Montoya and Harvick got together with less than 20 laps remaining in the 90-lap event while both were running in the top 10, and ended up in a shoving match after their cars got banged up. Harvick finished 36th and Montoya was 39th.
It was the second road race for the boxier Car of Tomorrow, and there was plenty of action with eight cautions and even a red flag flying.
Stewart and Gordon had the staunchest cars all race. Gordon led the first 13 laps, then Stewart took over for the next 11 circuits around the 11-turn, 2.45-mile course. But Stewart slid off track going into turn 1 on lap 45, giving the lead back to Gordon.
Stewart immediately began to charge back and was back in the top five by lap 66.
Then the drama began to build. On a restart on lap 67, Stewart passed Montoya for fourth in Turn 1 and set his sights on Hamlin and Edwards. Stewart went off course in the Inner Loop into the grass, and Hamlin did the same as he fought off the charge and dirt and dust flew.

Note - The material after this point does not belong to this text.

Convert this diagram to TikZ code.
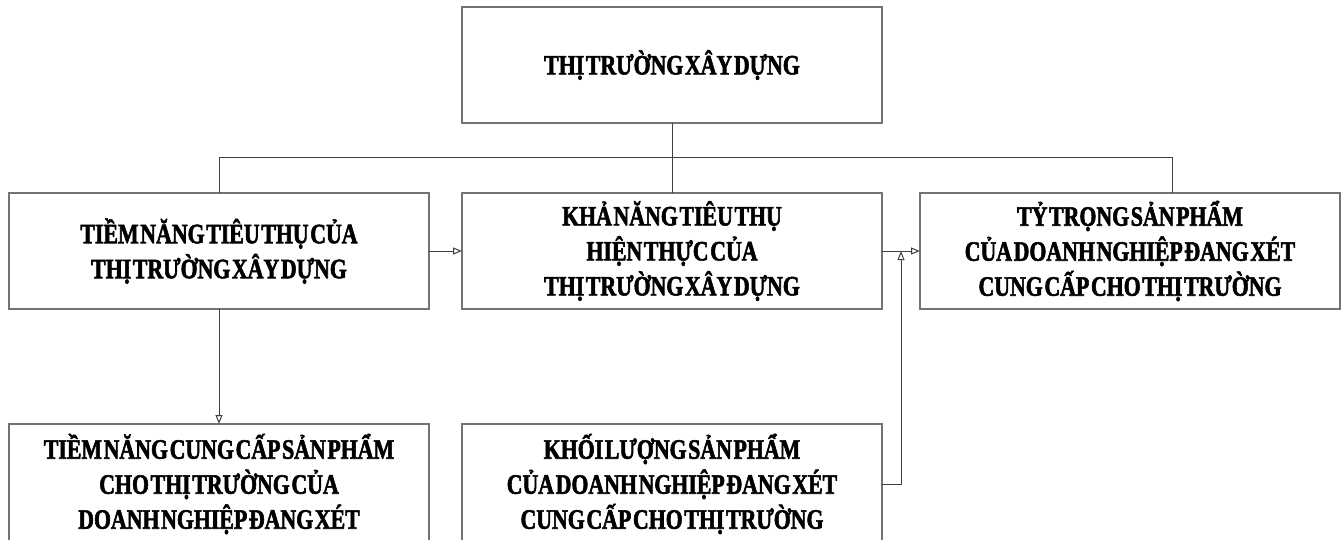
\documentclass[tikz,border=0pt]{standalone}
\usepackage{fontspec}
\setmainfont{Liberation Serif}[FakeStretch=0.78,WordSpace=0.3,FakeBold=2]
\usepackage{tikz}
\usetikzlibrary{arrows.meta,calc,positioning}
\newdimen\hdim
\newdimen\wdim
\hdim=116pt
\wdim=420pt
\tikzstyle{block}=[
  draw=black!55,
  font={\fontsize{28}{35}\selectfont\bfseries},
  inner sep=0pt,
  minimum height=\hdim,
  minimum width=\wdim,
  outer sep=0pt,
  rectangle,
  align=center,
  line width=1.2pt,
]
\tikzstyle{link}=[
  color=black!75,
  line width=1pt,
]
\tikzset{
  >={Triangle[open,length=9pt,width=7pt]},
}
\begin{document}
\begin{tikzpicture}
      \useasboundingbox (0,0) rectangle (1341pt,-540pt);
      \clip (0,0) rectangle (1341pt,-540pt);
      \node (actual) [block] at (672pt,-251pt) {KHẢ NĂNG TIÊU THỤ\\HIỆN THỰC CỦA\\THỊ TRƯỜNG XÂY DỰNG};
      \node (market) [block, above=70pt of actual] {THỊ TRƯỜNG XÂY DỰNG};
      \node (potential) [block, left=33pt of actual] {TIỀM NĂNG TIÊU THỤ CỦA\\THỊ TRƯỜNG XÂY DỰNG};
      \node (share) [block, right=38pt of actual] {TỶ TRỌNG SẢN PHẨM\\CỦA DOANH NGHIỆP ĐANG XÉT\\CUNG CẤP CHO THỊ TRƯỜNG};
      \node (supply) [block, minimum height=120pt, below=115pt of potential.south, anchor=north] {TIỀM NĂNG CUNG CẤP SẢN PHẨM\\CHO THỊ TRƯỜNG CỦA\\DOANH NGHIỆP ĐANG XÉT};
      \node (volume) [block, minimum height=120pt, below=115pt of actual.south, anchor=north] {KHỐI LƯỢNG SẢN PHẨM\\CỦA DOANH NGHIỆP ĐANG XÉT\\CUNG CẤP CHO THỊ TRƯỜNG};
      %%
      \coordinate [below=35pt of market] (bus);
      \coordinate (sharetop) at ($(share.north)+(42pt,0)$);
      \coordinate (join) at ($(actual.east)!.5!(share.west)$);
      %%
      \draw [link] (market) -- (actual);
      \draw [link] (potential.north) -- (potential.north|-bus)
      -- (sharetop|-bus) -- (sharetop);
      \draw [->, link] (potential) -- (actual);
      \draw [->, link] (actual) -- (share);
      \draw [->, link] (potential) -- (supply);
      \draw [->, link] (volume.east) -| (join);
    \end{tikzpicture}
\end{document}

Kyle Petty's engine blew seconds later to bring out the sixth caution and the contact continued on the ensuing restart. Montoya cut to the inside heading into the first turn, a 90-degree right-hander, blocking Martin Truex Jr., who hit the Colombian rookie's rear end, sending him into Harvick. Harvick and Montoya both spun around, and Montoya was hit hard by Jeff Burton.
The race was red-flagged for 26 minutes with 15 laps to go because there was too much debris on the track, and one fan tried to get an autograph from Matt Kenseth by jumping the blue guardrail that lines the course. Kenseth declined because he was a ``little busy'' and the fan was immediately escorted from the track.